[Entries with chart source code]
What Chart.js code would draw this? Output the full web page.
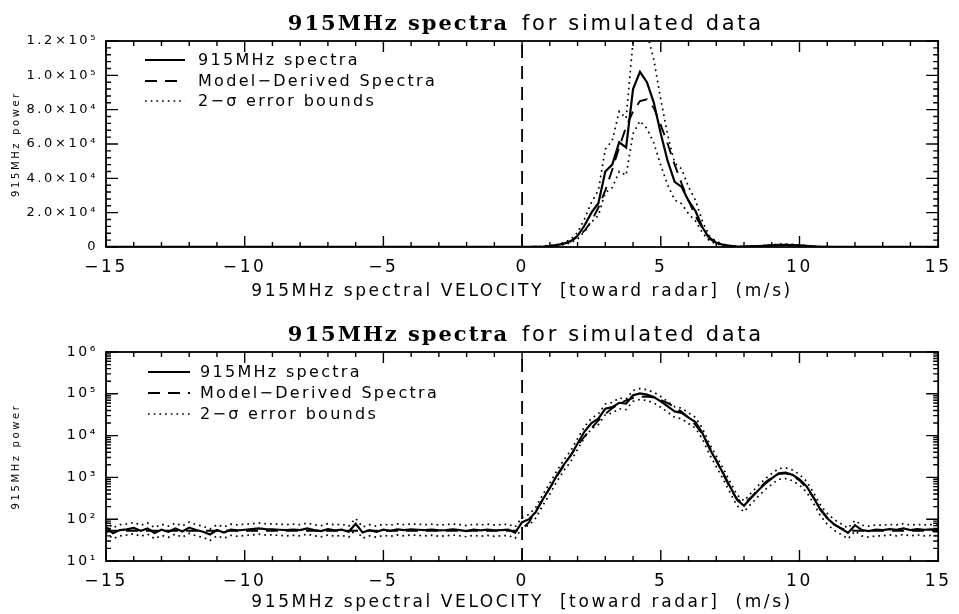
<!DOCTYPE html>
<html>
<head>
<meta charset="utf-8">
<script src="https://cdn.jsdelivr.net/npm/chart.js@4.4.0/dist/chart.umd.min.js"></script>
<style>
  body { margin: 0; background: #fff; }
  canvas { display: block; }
</style>
</head>
<body>
<canvas id="graficoLineal" width="959" height="307"></canvas>
<canvas id="graficoLog" width="959" height="307"></canvas>
<script>
// Velocidad radial (m/s)
const velocity = [
  -15, -14.75, -14.5, -14.25, -14, -13.75, -13.5, -13.25, -13, -12.75,
  -12.5, -12.25, -12, -11.75, -11.5, -11.25, -11, -10.75, -10.5, -10.25,
  -10, -9.75, -9.5, -9.25, -9, -8.75, -8.5, -8.25, -8, -7.75,
  -7.5, -7.25, -7, -6.75, -6.5, -6.25, -6, -5.75, -5.5, -5.25,
  -5, -4.75, -4.5, -4.25, -4, -3.75, -3.5, -3.25, -3, -2.75,
  -2.5, -2.25, -2, -1.75, -1.5, -1.25, -1, -0.75, -0.5, -0.25,
  0, 0.25, 0.5, 0.75, 1, 1.25, 1.5, 1.75, 2, 2.25,
  2.5, 2.75, 3, 3.25, 3.5, 3.75, 4, 4.25, 4.5, 4.75,
  5, 5.25, 5.5, 5.75, 6, 6.25, 6.5, 6.75, 7, 7.25,
  7.5, 7.75, 8, 8.25, 8.5, 8.75, 9, 9.25, 9.5, 9.75,
  10, 10.25, 10.5, 10.75, 11, 11.25, 11.5, 11.75, 12, 12.25,
  12.5, 12.75, 13, 13.25, 13.5, 13.75, 14, 14.25, 14.5, 14.75,
  15
];

// Espectro 915MHz
const spectra = [
  66, 46, 55, 57, 62, 53, 60, 47, 56, 50,
  60, 51, 63, 55, 50, 43, 55, 48, 56, 54,
  56, 58, 60, 58, 57, 56, 55, 56, 55, 60,
  55, 52, 58, 54, 56, 50, 78, 48, 55, 50,
  56, 53, 57, 55, 57, 56, 55, 56, 54, 55,
  57, 55, 52, 56, 54, 56, 54, 55, 56, 48,
  85, 100, 150, 300, 560, 1100, 2000, 3300, 6500, 12500,
  20000, 25500, 44000, 48000, 61000, 58000, 92000, 102000, 96000, 84000,
  66000, 50000, 38000, 35000, 27000, 21000, 11500, 5000, 2500, 1250,
  600, 290, 210, 320, 480, 700, 950, 1250, 1300, 1150,
  900, 620, 340, 170, 105, 75, 60, 47, 72, 55,
  52, 56, 55, 58, 56, 60, 55, 58, 56, 57,
  55
];

// Espectro derivado del modelo
const model = [
  53, 53, 53, 53, 53, 53, 53, 53, 53, 53,
  53, 53, 53, 53, 53, 53, 53, 53, 53, 53,
  53, 53, 53, 53, 53, 53, 53, 53, 53, 53,
  53, 53, 53, 53, 53, 53, 53, 53, 53, 53,
  53, 53, 53, 53, 53, 53, 53, 53, 53, 53,
  53, 53, 53, 53, 53, 53, 53, 53, 53, 53,
  58, 85, 160, 300, 560, 1050, 1900, 3400, 5800, 9500,
  15000, 23000, 33000, 45000, 58000, 70000, 79000, 85000, 86000, 81000,
  71000, 60000, 48000, 37000, 27000, 18000, 11000, 5500, 2600, 1200,
  560, 300, 240, 330, 500, 750, 1000, 1200, 1250, 1100,
  850, 570, 330, 180, 110, 75, 60, 55, 53, 53,
  53, 53, 53, 53, 53, 53, 53, 53, 53, 53,
  53
];

// Cotas de error 2-sigma
const upperBound = [
  89, 62, 74, 77, 84, 72, 81, 63, 76, 68,
  81, 69, 85, 74, 68, 58, 74, 65, 76, 73,
  76, 78, 81, 78, 77, 76, 74, 76, 74, 81,
  74, 70, 78, 73, 76, 68, 105, 65, 74, 68,
  76, 72, 77, 74, 77, 76, 74, 76, 73, 74,
  77, 74, 70, 76, 73, 76, 73, 74, 76, 65,
  110, 130, 195, 390, 730, 1430, 2600, 4300, 8500, 16300,
  26000, 33000, 57000, 62000, 79000, 75000, 120000, 133000, 125000, 109000,
  86000, 65000, 49000, 45500, 35000, 27300, 15000, 6500, 3250, 1630,
  780, 380, 275, 420, 625, 910, 1240, 1630, 1690, 1500,
  1170, 810, 440, 220, 137, 98, 78, 61, 94, 72,
  68, 73, 72, 75, 73, 78, 72, 75, 73, 74,
  72
];

const lowerBound = [
  48, 34, 40, 42, 45, 39, 44, 34, 41, 37,
  44, 37, 46, 40, 37, 31, 40, 35, 41, 39,
  41, 42, 44, 42, 42, 41, 40, 41, 40, 44,
  40, 38, 42, 39, 41, 37, 57, 35, 40, 37,
  41, 39, 42, 40, 42, 41, 40, 41, 39, 40,
  42, 40, 38, 41, 39, 41, 39, 40, 41, 35,
  62, 72, 108, 216, 400, 790, 1440, 2380, 4700, 9000,
  14400, 18400, 31700, 34500, 44000, 41800, 66000, 73400, 69000, 60500,
  47500, 36000, 27400, 25200, 19400, 15100, 8300, 3600, 1800, 900,
  430, 210, 150, 230, 345, 500, 680, 900, 940, 830,
  650, 450, 245, 122, 76, 54, 43, 34, 52, 40,
  37, 40, 40, 42, 40, 43, 40, 42, 40, 41,
  40
];

// Linea vertical en velocidad cero
const zeroLineX = [0, 0];
const zeroLineLin = [0, 120000];
const zeroLineLog = [10, 1000000];

const legendLabels = ['915MHz spectra', 'Model\u2212Derived Spectra', '2\u2212\u03c3 error bounds'];
const titleBold = '915MHz spectra';
const titleRest = 'for simulated data';
const xTitle = '915MHz spectral VELOCITY  [toward radar]  (m/s)';
const yTitle = '915MHz power';

const FUENTE = "'DejaVu Sans', sans-serif";
const SUP = { '0': '\u2070', '1': '\u00b9', '2': '\u00b2', '3': '\u00b3', '4': '\u2074', '5': '\u2075', '6': '\u2076' };

function puntos(ys, xs) {
  return (xs || velocity).map((v, i) => ({ x: v, y: ys[i] }));
}

function etiquetaLineal(v) {
  if (v === 0) return '0';
  const e = Math.floor(Math.log10(v) + 1e-9);
  return (v / Math.pow(10, e)).toFixed(1) + '\u00d710' + SUP[e];
}

function etiquetaLog(v) {
  const e = Math.round(Math.log10(v));
  if (Math.abs(v - Math.pow(10, e)) > 1e-6 * v) return '';
  return '10' + SUP[e];
}

function datasetsPara(zeroY) {
  return [
    { label: legendLabels[0], data: puntos(spectra), borderColor: '#000', borderWidth: 2.2, borderDash: [] },
    { label: legendLabels[1], data: puntos(model), borderColor: '#000', borderWidth: 1.9, borderDash: [12, 8] },
    { label: legendLabels[2], data: puntos(upperBound), borderColor: '#000', borderWidth: 1.7, borderDash: [1.7, 4] },
    { label: legendLabels[2] + ' low', data: puntos(lowerBound), borderColor: '#000', borderWidth: 1.7, borderDash: [1.7, 4] },
    { label: 'zero', data: puntos(zeroY, zeroLineX), borderColor: '#000', borderWidth: 1.8, borderDash: [13, 8] }
  ].map(d => Object.assign(d, { pointRadius: 0, tension: 0, fill: false }));
}

// Marco con marcas hacia adentro, estilo IDL
function crearMarco(yTicks) {
  return {
    id: 'marco',
    beforeDraw(chart) {
      chart.ctx.letterSpacing = '2.6px';
    },
    afterDatasetsDraw(chart) {
      const { ctx, chartArea: a, scales: { x, y } } = chart;
      ctx.save();
      ctx.letterSpacing = '0px';
      ctx.strokeStyle = '#000';
      ctx.setLineDash([]);
      ctx.lineWidth = 1.8;
      ctx.strokeRect(a.left, a.top, a.right - a.left, a.bottom - a.top);
      ctx.lineWidth = 1.4;
      ctx.beginPath();
      for (let v = -15; v <= 15; v++) {
        const px = x.getPixelForValue(v);
        const len = v % 5 === 0 ? 11 : 5;
        ctx.moveTo(px, a.bottom); ctx.lineTo(px, a.bottom - len);
        ctx.moveTo(px, a.top); ctx.lineTo(px, a.top + len);
      }
      yTicks.forEach(t => {
        const py = y.getPixelForValue(t.v);
        const len = t.mayor ? 12 : 5;
        ctx.moveTo(a.left, py); ctx.lineTo(a.left + len, py);
        ctx.moveTo(a.right, py); ctx.lineTo(a.right - len, py);
      });
      ctx.stroke();
      ctx.restore();
    }
  };
}

function crearTitulo(baseY) {
  return {
    id: 'titulo',
    afterDraw(chart) {
      const ctx = chart.ctx;
      ctx.save();
      ctx.fillStyle = '#000';
      ctx.textBaseline = 'alphabetic';
      ctx.letterSpacing = '2px';
      ctx.font = "bold 21px 'DejaVu Serif', serif";
      ctx.textAlign = 'right';
      ctx.fillText(titleBold, 509, baseY);
      ctx.letterSpacing = '2.7px';
      ctx.font = '21px ' + FUENTE;
      ctx.textAlign = 'left';
      ctx.fillText(titleRest, 522, baseY);
      ctx.restore();
    }
  };
}

function crearLeyenda(pos) {
  return {
    id: 'leyenda',
    afterDraw(chart) {
      const ctx = chart.ctx;
      const ds = chart.data.datasets;
      ctx.save();
      ctx.fillStyle = '#000';
      ctx.strokeStyle = '#000';
      ctx.font = '16px ' + FUENTE;
      ctx.letterSpacing = '2.3px';
      ctx.textBaseline = 'middle';
      ctx.textAlign = 'left';
      for (let i = 0; i < 3; i++) {
        const y = pos.y[i];
        ctx.lineWidth = ds[i].borderWidth;
        ctx.setLineDash(ds[i].borderDash);
        ctx.beginPath();
        ctx.moveTo(pos.x0, y);
        ctx.lineTo(pos.x1, y);
        ctx.stroke();
        ctx.fillText(legendLabels[i], pos.xText, y + 1);
      }
      ctx.restore();
    }
  };
}

function escalaX(alto, padTitulo) {
  return {
    type: 'linear', min: -15, max: 15,
    afterFit(s) { s.height = alto; },
    grid: { display: false, drawTicks: false },
    border: { display: false },
    ticks: {
      stepSize: 5, padding: 10, color: '#000', font: { family: FUENTE, size: 17 },
      callback: v => v < 0 ? '\u2212' + Math.abs(v) : String(v)
    },
    title: { display: true, text: xTitle, color: '#000', font: { family: FUENTE, size: 17 }, padding: { top: 0, bottom: padTitulo } }
  };
}

const tituloY = { display: true, text: yTitle, color: '#000', font: { family: FUENTE, size: 10 }, padding: { top: 10, bottom: 0 } };

// Grafico lineal
const ticksLineal = [];
for (let v = 0; v <= 120000; v += 4000) ticksLineal.push({ v: v, mayor: v % 20000 === 0 });

new Chart(document.getElementById('graficoLineal'), {
  type: 'line',
  data: { datasets: datasetsPara(zeroLineLin) },
  options: {
    responsive: false,
    animation: false,
    layout: { padding: { top: 41, right: 12, left: 0, bottom: 0 } },
    plugins: { legend: { display: false }, tooltip: { enabled: false } },
    scales: {
      x: escalaX(60, 5),
      y: {
        type: 'linear', min: 0, max: 120000,
        afterFit(s) { s.width = 106; },
        grid: { display: false, drawTicks: false },
        border: { display: false },
        ticks: { stepSize: 20000, padding: 8, color: '#000', font: { family: FUENTE, size: 13 }, callback: etiquetaLineal },
        title: tituloY
      }
    }
  },
  plugins: [crearMarco(ticksLineal), crearTitulo(30), crearLeyenda({ x0: 145, x1: 185, xText: 198, y: [60, 81, 101] })]
});

// Grafico logaritmico
const ticksLog = [];
for (let e = 1; e <= 5; e++) {
  for (let m = 1; m <= 9; m++) ticksLog.push({ v: m * Math.pow(10, e), mayor: m === 1 });
}
ticksLog.push({ v: 1000000, mayor: true });

new Chart(document.getElementById('graficoLog'), {
  type: 'line',
  data: { datasets: datasetsPara(zeroLineLog) },
  options: {
    responsive: false,
    animation: false,
    layout: { padding: { top: 45, right: 11, left: 0, bottom: 0 } },
    plugins: { legend: { display: false }, tooltip: { enabled: false } },
    scales: {
      x: escalaX(53, 1),
      y: {
        type: 'logarithmic', min: 10, max: 1000000,
        afterFit(s) { s.width = 106; },
        grid: { display: false, drawTicks: false },
        border: { display: false },
        ticks: { autoSkip: false, padding: 8, color: '#000', font: { family: FUENTE, size: 14 }, callback: etiquetaLog },
        title: tituloY
      }
    }
  },
  plugins: [crearMarco(ticksLog), crearTitulo(34), crearLeyenda({ x0: 148, x1: 190, xText: 200, y: [65, 86, 107] })]
});
</script>
</body>
</html>
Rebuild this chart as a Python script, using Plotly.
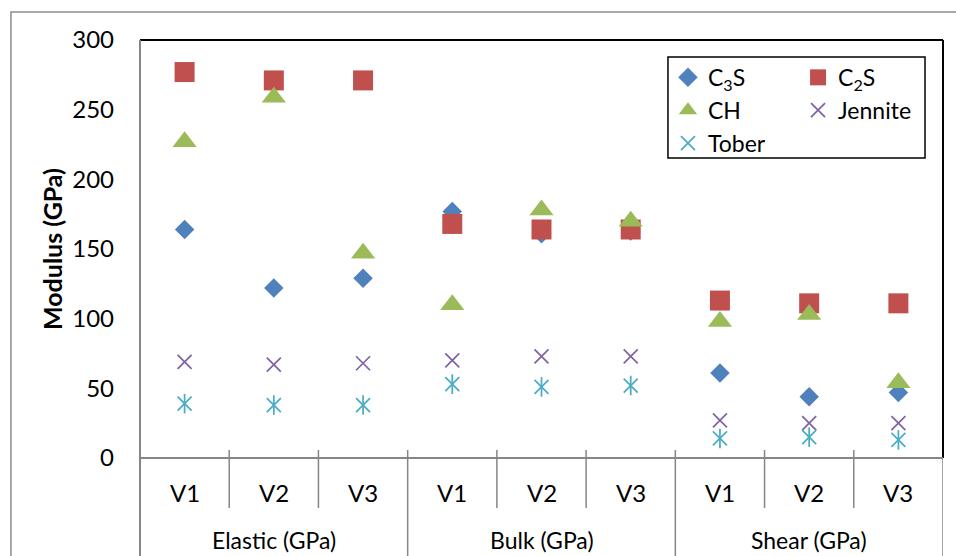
import plotly.graph_objects as go

# Category structure of the x axis
groups = ["Elastic (GPa)", "Bulk (GPa)", "Shear (GPa)"]
versions = ["V1", "V2", "V3"]

# Modulus values (GPa) for each phase, ordered Elastic V1..V3, Bulk V1..V3, Shear V1..V3
c3s = [164, 122, 129, 177, 161, 163, 61, 44, 47]
c2s = [277, 271, 271, 168, 164, 164, 113, 111, 111]
ch = [227, 259, 147, 110, 178, 170, 98, 103, 54]
jennite = [69, 67, 68, 70, 73, 73, 27, 25, 25]
tober = [39, 38, 38, 53, 51, 52, 14, 15, 13]

y_ticks = [0, 50, 100, 150, 200, 250, 300]

FONT = "Lato"
FS = 24
GRAY = "#868686"

n_cat = len(groups) * len(versions)
xpos = list(range(n_cat))
sub_labels = [v for _ in groups for v in versions]

fig = go.Figure()

fig.add_trace(go.Scatter(
    x=xpos, y=c3s, mode="markers", name="C<sub>3</sub>S", legend="legend",
    marker=dict(symbol="diamond", size=15, color="#4F81BD", line=dict(width=0))))
fig.add_trace(go.Scatter(
    x=xpos, y=c2s, mode="markers", name="C<sub>2</sub>S", legend="legend2",
    marker=dict(symbol="square", size=20, color="#C0504D", line=dict(width=0))))
fig.add_trace(go.Scatter(
    x=xpos, y=ch, mode="markers", name="CH", legend="legend",
    marker=dict(symbol="triangle-up", size=21, color="#9BBB59", line=dict(width=0))))
fig.add_trace(go.Scatter(
    x=xpos, y=jennite, mode="markers", name="Jennite", legend="legend2",
    marker=dict(symbol="x-thin-open", size=14, color="#8064A2",
                line=dict(width=1.75, color="#8064A2"))))
# Tober star: an "x" plus a vertical stroke
fig.add_trace(go.Scatter(
    x=xpos, y=tober, mode="markers", name="Tober", legend="legend",
    marker=dict(symbol="x-thin-open", size=14, color="#4BACC6",
                line=dict(width=1.75, color="#4BACC6"))))
fig.add_trace(go.Scatter(
    x=xpos, y=tober, mode="markers", name="Tober", showlegend=False,
    marker=dict(symbol="line-ns-open", size=14, color="#4BACC6",
                line=dict(width=1.75, color="#4BACC6"))))

shapes = []
# outer chart frame
shapes.append(dict(type="rect", xref="paper", yref="paper",
                   x0=-0.1607, x1=1.05, y0=-0.3, y1=1.067,
                   line=dict(color="#8C8C8C", width=1.5), layer="below"))
# plot-area border: top and right black, left and bottom (axes) gray
shapes.append(dict(type="line", xref="paper", yref="paper", x0=0, x1=1, y0=1, y1=1,
                   line=dict(color="black", width=2)))
shapes.append(dict(type="line", xref="paper", yref="paper", x0=1, x1=1, y0=0, y1=1,
                   line=dict(color="black", width=2)))
shapes.append(dict(type="line", xref="paper", yref="paper", x0=0, x1=0, y0=-0.3, y1=1,
                   line=dict(color=GRAY, width=2)))
shapes.append(dict(type="line", xref="paper", yref="paper", x0=0, x1=1, y0=0, y1=0,
                   line=dict(color=GRAY, width=2)))
# category dividers below the axis
for k in range(n_cat + 1):
    xb = k - 0.5
    is_group_edge = (k % len(versions) == 0)
    if k in (0, n_cat):
        y_low = -0.3
        y_high = 0.0
    else:
        y_low = -0.3 if is_group_edge else -0.1196
        y_high = 0.0191
    shapes.append(dict(type="line", xref="x", yref="paper", x0=xb, x1=xb,
                       y0=y_low, y1=y_high, line=dict(color=GRAY, width=1.5)))
# legend frame
shapes.append(dict(type="rect", xref="paper", yref="paper",
                   x0=0.6575, x1=0.9776, y0=0.7177, y1=0.9593,
                   line=dict(color="black", width=1.5), fillcolor="white", layer="below"))

annotations = []
for i, lab in enumerate(sub_labels):
    annotations.append(dict(x=xpos[i], y=-0.0837, xref="x", yref="paper",
                            text=lab, showarrow=False, yanchor="middle",
                            font=dict(family=FONT, size=FS, color="black")))
for g, name in enumerate(groups):
    center = g * len(versions) + (len(versions) - 1) / 2
    annotations.append(dict(x=center, y=-0.197, xref="x", yref="paper",
                            text=name, showarrow=False, yanchor="middle",
                            font=dict(family=FONT, size=23, color="black")))
annotations.append(dict(x=-0.1096, y=0.5, xref="paper", yref="paper",
                        text="<b>Modulus (GPa)</b>", textangle=-90, showarrow=False,
                        xanchor="center", yanchor="middle",
                        font=dict(family=FONT, size=25, color="black")))

legend_common = dict(orientation="v", bgcolor="rgba(0,0,0,0)", borderwidth=0,
                     font=dict(family=FONT, size=23, color="black"),
                     xanchor="left", yanchor="top", itemwidth=30)

fig.update_layout(
    width=956, height=556,
    margin=dict(l=140, r=13, t=40, b=98),
    paper_bgcolor="white", plot_bgcolor="white",
    font=dict(family=FONT, size=FS, color="black"),
    xaxis=dict(range=[-0.5, n_cat - 0.5], showticklabels=False, showgrid=False,
               zeroline=False, showline=False, ticks=""),
    yaxis=dict(range=[0, 300], tickvals=y_ticks, showgrid=False, zeroline=False,
               showline=False, ticks="", ticklabelstandoff=25,
               tickfont=dict(family=FONT, size=FS, color="black")),
    legend=dict(x=0.6575, y=0.962, **legend_common),
    legend2=dict(x=0.8195, y=0.962, **legend_common),
    shapes=shapes,
    annotations=annotations,
    showlegend=True,
)

fig.write_html("out.html")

* _REQUIRED TASK_: Among the records above, locate the line containing "Rebuild this chart" and the line containing "fig = go.Figure()", then transcribe exactly the lines starting at the first and ending at the second, with no pictures.

* _FULL ANSWER_:
Rebuild this chart as a Python script, using Plotly.
import plotly.graph_objects as go

# Category structure of the x axis
groups = ["Elastic (GPa)", "Bulk (GPa)", "Shear (GPa)"]
versions = ["V1", "V2", "V3"]

# Modulus values (GPa) for each phase, ordered Elastic V1..V3, Bulk V1..V3, Shear V1..V3
c3s = [164, 122, 129, 177, 161, 163, 61, 44, 47]
c2s = [277, 271, 271, 168, 164, 164, 113, 111, 111]
ch = [227, 259, 147, 110, 178, 170, 98, 103, 54]
jennite = [69, 67, 68, 70, 73, 73, 27, 25, 25]
tober = [39, 38, 38, 53, 51, 52, 14, 15, 13]

y_ticks = [0, 50, 100, 150, 200, 250, 300]

FONT = "Lato"
FS = 24
GRAY = "#868686"

n_cat = len(groups) * len(versions)
xpos = list(range(n_cat))
sub_labels = [v for _ in groups for v in versions]

fig = go.Figure()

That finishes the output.